What’s worse than a creepy kid?
For reasons that befuddle me, during my many travels through online vintage ads, I have noticed a trend. Advertisers really loved using freaky little gargoyles to sell their wares.
For example, here’s this naughty little scamp…
He looks like Hannibal Lecter’s grandson, doesn’t he? Jodie Foster is his godmother and they all go on picnics together. In a graveyard.
She kind of reminds me of Cindy Brady, except for that maniacal look on her face. Those curly pigtails look so innocent, but if you mess with her jelly bread, she will fucking gnaw you to death with those square little teeth.
It looks like little Ruthie just committed mass murder in her playroom with clothing dye. Very clever.
Poor mom, she has a future serial killer sleeping under her roof.
Sleep with one eye open, gripping your pillow tight, lady.

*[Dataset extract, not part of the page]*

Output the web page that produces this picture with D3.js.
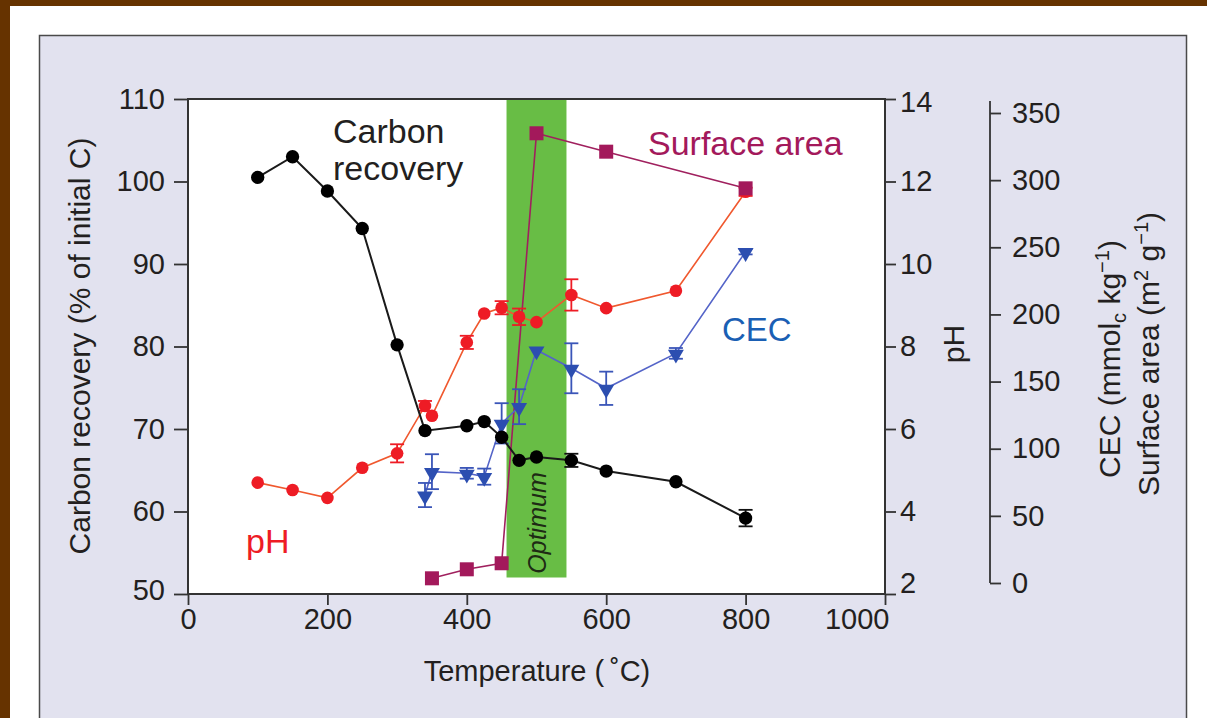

No, seriously. Look into this kids eyes for a minute.
I just had the desire to call up The Jolly Green Giant and finally admit that I’ve always found him extremely attractive.

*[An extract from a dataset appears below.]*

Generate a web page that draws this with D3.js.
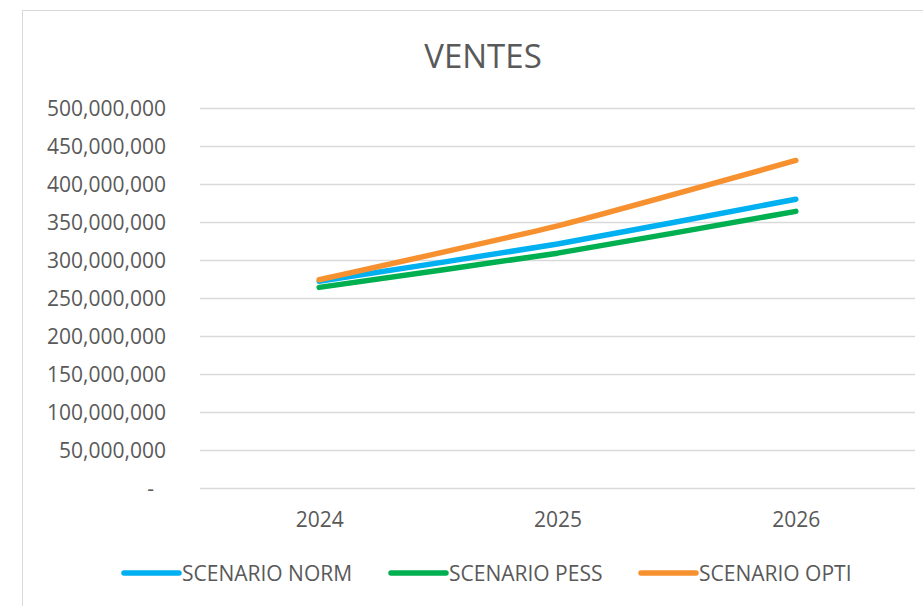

It would probably be a healthy relationship, I mean, he eats his vegetables like a big boy.
That baby is adorable, but she looks a little unstable if you ask me. She just might try to shank me with that spoon.
We’re cool, scary baby. I don’t want any problems, I don’t even like Campbell’s soup, I’m more of a Progresso kind of gal.
This last one isn’t an ad, but a vintage postcard, which is somewhat of a hobby of mine, meaning that I used to collect them.
Imagine being the recipient of this vintage Valentine’s Day card.
Remember you? I’m gonna need a whole bottle of wine and a blunt just to forget you, you freaky little brat!
So, who’s hungry and in the mood for romance right about now?